═══ Dataset rows ═══

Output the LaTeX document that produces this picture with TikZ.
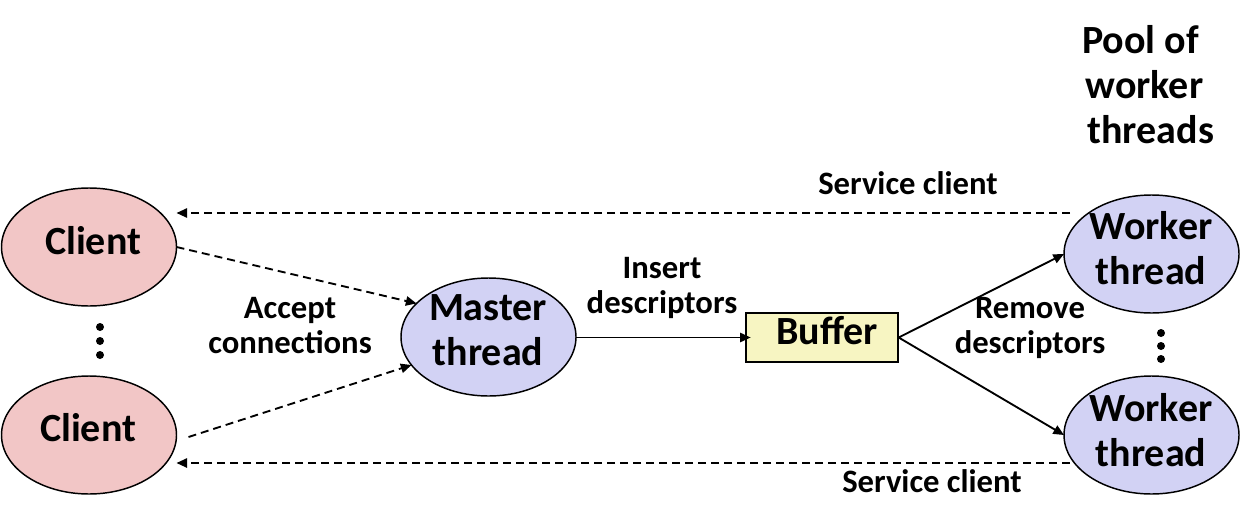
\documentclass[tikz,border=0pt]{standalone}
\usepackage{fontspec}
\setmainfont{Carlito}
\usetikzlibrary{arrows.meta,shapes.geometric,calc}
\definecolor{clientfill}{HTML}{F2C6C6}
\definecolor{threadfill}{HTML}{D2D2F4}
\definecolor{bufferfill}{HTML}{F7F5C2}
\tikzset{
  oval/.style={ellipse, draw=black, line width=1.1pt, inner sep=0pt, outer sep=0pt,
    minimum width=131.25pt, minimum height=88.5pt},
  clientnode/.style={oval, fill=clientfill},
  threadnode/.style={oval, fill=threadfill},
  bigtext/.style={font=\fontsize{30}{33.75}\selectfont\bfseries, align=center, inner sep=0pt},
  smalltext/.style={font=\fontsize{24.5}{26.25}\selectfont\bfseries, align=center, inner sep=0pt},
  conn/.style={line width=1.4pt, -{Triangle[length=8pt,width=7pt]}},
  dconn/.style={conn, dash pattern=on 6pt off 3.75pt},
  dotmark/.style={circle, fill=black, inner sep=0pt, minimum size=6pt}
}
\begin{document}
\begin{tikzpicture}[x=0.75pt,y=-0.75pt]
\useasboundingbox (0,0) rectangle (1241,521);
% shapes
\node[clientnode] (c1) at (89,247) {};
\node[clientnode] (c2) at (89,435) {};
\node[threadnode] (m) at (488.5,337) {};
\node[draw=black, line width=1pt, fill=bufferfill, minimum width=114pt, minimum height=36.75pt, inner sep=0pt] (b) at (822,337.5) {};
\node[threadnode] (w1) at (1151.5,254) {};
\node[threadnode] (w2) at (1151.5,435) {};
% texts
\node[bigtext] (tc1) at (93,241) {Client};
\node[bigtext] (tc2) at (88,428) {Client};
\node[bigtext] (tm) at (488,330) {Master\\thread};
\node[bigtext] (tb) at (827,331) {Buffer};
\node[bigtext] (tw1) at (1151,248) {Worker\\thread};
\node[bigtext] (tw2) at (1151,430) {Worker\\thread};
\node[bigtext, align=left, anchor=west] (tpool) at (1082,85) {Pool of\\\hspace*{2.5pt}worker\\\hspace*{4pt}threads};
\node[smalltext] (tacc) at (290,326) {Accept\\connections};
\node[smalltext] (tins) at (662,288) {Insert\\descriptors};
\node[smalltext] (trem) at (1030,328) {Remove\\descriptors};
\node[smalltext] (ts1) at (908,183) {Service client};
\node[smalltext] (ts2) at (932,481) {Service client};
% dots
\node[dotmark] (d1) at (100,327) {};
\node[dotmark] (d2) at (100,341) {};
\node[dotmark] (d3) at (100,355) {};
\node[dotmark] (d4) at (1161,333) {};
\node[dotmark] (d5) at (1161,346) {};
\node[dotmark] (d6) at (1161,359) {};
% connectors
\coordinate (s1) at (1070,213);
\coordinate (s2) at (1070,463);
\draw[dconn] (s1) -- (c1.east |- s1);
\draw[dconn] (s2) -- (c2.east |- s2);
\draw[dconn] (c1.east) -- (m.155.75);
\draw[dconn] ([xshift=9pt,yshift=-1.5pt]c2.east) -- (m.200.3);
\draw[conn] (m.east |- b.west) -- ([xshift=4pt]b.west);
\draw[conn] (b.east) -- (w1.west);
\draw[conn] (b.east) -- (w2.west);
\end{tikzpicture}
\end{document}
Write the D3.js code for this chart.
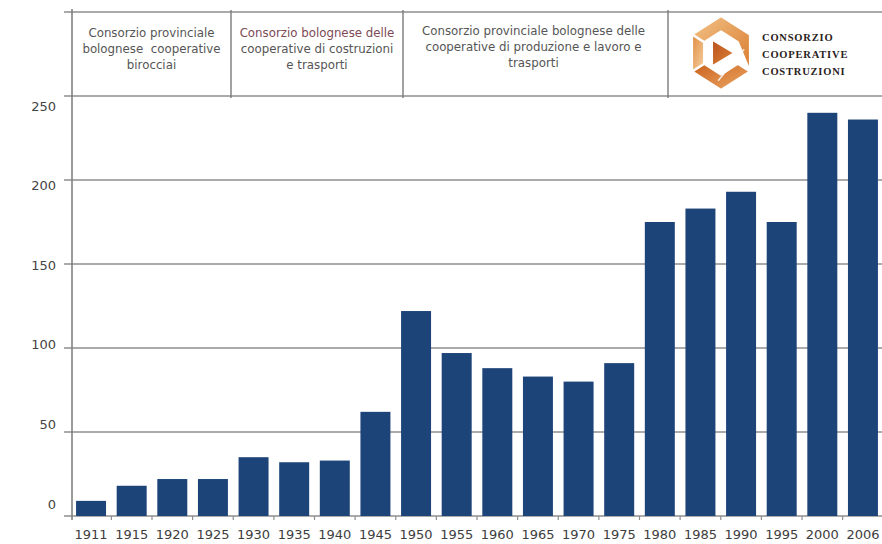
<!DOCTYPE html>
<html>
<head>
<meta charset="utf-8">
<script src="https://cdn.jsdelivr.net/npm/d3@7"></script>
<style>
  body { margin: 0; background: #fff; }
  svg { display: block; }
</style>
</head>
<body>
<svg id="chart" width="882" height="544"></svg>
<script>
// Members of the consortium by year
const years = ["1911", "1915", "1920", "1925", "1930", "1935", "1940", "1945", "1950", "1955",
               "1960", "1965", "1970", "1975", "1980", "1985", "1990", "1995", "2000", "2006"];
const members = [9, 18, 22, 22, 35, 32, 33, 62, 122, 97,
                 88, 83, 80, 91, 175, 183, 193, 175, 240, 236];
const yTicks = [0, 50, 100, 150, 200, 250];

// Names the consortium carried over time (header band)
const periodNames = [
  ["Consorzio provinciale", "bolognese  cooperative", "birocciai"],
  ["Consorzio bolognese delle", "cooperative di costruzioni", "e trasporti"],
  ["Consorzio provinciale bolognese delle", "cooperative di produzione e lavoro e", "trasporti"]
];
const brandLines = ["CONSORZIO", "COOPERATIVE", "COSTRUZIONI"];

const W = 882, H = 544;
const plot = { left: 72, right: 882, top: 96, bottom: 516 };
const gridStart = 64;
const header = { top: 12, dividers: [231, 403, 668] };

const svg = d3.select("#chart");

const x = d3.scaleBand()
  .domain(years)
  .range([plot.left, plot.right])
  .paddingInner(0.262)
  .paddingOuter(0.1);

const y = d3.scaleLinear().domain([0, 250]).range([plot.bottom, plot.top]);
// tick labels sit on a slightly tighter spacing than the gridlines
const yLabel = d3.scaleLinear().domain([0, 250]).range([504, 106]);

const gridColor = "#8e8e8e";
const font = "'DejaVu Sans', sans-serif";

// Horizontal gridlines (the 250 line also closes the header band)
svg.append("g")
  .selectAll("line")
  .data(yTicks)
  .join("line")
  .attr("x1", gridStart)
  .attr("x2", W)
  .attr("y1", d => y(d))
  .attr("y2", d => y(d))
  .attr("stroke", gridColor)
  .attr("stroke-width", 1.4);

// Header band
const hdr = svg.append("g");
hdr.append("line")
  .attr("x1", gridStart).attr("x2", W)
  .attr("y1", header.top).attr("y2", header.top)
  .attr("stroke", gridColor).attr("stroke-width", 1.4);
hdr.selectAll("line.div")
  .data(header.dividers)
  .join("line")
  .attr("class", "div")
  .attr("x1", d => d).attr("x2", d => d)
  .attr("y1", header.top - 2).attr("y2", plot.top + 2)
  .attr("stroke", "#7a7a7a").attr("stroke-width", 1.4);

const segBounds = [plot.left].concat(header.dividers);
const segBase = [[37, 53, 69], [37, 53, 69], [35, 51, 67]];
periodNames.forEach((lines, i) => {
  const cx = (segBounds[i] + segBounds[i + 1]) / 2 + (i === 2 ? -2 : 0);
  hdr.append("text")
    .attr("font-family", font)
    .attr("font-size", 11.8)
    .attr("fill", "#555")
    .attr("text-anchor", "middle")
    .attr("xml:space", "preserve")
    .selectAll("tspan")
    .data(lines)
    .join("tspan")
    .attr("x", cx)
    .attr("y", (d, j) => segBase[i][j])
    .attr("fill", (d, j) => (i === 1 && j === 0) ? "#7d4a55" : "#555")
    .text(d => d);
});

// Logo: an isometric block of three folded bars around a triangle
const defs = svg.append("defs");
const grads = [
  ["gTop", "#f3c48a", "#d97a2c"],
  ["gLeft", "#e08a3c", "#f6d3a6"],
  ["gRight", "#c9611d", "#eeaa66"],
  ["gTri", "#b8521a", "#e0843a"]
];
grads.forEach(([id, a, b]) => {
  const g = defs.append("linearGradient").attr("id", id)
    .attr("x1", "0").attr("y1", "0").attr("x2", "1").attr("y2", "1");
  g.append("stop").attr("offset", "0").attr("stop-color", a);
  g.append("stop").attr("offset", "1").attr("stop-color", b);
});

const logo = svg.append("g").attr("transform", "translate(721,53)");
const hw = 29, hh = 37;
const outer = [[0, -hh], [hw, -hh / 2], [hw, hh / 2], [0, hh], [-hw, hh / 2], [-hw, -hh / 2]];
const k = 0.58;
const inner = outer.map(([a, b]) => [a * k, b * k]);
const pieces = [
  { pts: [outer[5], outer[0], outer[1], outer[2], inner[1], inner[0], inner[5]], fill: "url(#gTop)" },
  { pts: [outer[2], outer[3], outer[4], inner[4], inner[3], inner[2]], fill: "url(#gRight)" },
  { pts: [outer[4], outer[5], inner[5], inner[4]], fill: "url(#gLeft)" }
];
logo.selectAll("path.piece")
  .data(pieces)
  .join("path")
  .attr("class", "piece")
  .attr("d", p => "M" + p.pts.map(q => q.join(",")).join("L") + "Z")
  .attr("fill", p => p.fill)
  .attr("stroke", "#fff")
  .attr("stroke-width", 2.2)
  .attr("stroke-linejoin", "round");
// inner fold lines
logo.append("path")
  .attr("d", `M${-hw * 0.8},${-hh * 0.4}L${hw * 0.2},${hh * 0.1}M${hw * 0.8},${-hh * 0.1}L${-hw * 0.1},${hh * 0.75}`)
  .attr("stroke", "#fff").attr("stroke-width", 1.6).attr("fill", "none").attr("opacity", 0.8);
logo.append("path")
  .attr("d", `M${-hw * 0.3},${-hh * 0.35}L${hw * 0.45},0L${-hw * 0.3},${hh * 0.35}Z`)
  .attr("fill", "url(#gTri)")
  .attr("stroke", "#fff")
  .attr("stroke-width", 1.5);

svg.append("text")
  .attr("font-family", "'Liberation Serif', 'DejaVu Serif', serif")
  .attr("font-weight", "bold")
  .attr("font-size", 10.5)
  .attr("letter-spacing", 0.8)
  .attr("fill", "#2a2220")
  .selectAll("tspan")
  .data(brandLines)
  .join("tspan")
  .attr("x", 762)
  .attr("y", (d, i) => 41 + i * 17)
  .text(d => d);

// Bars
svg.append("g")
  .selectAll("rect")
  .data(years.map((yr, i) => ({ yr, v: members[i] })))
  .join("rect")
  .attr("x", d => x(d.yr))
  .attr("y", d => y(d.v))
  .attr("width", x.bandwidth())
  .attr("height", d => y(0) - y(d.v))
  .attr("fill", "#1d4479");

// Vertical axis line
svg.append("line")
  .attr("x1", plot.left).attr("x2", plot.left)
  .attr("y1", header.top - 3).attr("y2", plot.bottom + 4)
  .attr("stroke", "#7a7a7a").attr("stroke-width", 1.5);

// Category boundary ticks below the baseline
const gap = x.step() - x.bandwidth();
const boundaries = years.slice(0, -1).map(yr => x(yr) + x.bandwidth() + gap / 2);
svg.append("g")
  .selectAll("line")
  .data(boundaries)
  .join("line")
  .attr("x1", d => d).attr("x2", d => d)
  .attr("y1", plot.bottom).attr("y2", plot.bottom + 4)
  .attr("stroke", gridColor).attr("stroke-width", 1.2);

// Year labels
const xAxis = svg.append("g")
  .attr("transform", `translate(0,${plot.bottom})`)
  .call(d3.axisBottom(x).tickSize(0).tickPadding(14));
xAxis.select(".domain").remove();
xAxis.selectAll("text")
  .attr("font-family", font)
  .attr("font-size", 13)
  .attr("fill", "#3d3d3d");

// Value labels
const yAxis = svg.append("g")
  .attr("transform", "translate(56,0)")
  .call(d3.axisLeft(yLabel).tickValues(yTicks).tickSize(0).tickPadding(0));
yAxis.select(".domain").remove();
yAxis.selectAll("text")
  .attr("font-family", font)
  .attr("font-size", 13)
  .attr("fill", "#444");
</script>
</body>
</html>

═══

Given task: In the records above, locate the lines holding the word "chart". Copy each of them.

Task answer:
Write the D3.js code for this chart.
<svg id="chart" width="882" height="544"></svg>
const svg = d3.select("#chart");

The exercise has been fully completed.